The API in question (as reported in the logs above) is:
curl -k -X GET --user '[email protected]:<sso_password>' https://<VxRail_Manager>/rest/vxm/v1/system/cluster-portgroups/<VxRail_Host_Name>
For Example:
curl -k -X GET --user '[email protected]:$ecretPa55' https://vxrm.gsslabs.com:443/rest/vxm/v1/system/cluster-portgroups/esx07.gsslabs.com
The timeout value configured in the domainmanager service is 1.5 minutes. So if the API takes longer than that to respond, the task fails with the errors reported above.
To resolve the issue, we need to address why the VxRail Manager is taking an extended amount of time to respond to the GET API call to return the cluster-portgroups.
On the SDDC Manager, we can workaround this temporarily by increasing the timeout value for the domainmanager service. The steps for this are provided below.
0. Take a snapshot of the SDDC VM.
1. SSH to the SDDC Manager with the vcf user, and su root.
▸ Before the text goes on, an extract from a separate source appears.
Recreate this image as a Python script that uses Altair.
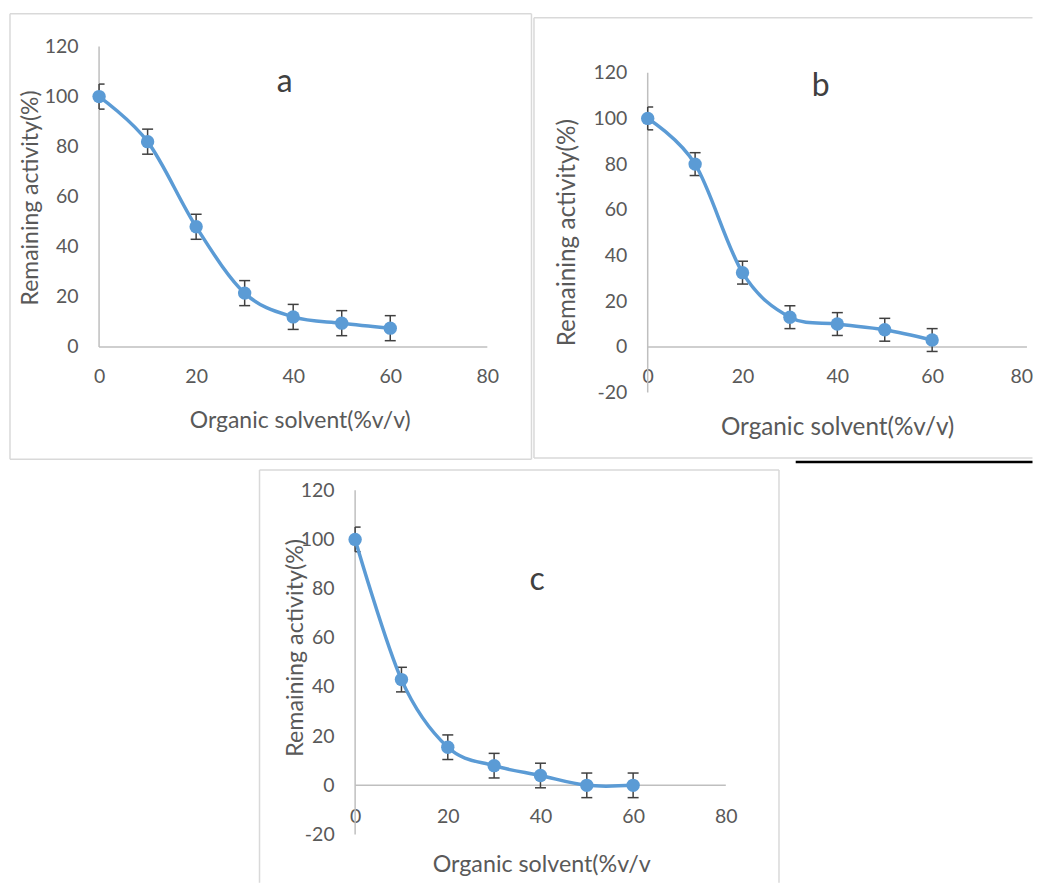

2. Edit the file: /etc/vmware/vcf/domainmanager/application-prod.properties
vi /etc/vmware/vcf/domainmanager/application-prod.properties
3. Add the following entry to edit the timeout value to 300,000 ms (i.e 5 minutes)
Note: The default value is 90000 ms (i.e 1.5 minutes)
http.client.timeout.milis=300000
4. Save the file and quit
ESC and :wq!
5. Restart domainmanager service using the command
systemctl restart domainmanager
6. Wait for the service to come up
7. Re-try adding the VxRail host to the cluster.
Reference Document: Add the VxRail Hosts to the Cluster in VMware Cloud Foundation
This time the task should progress forward, and we should see the status of task with its sub-tasks and additional details in the SDDC Manager UI.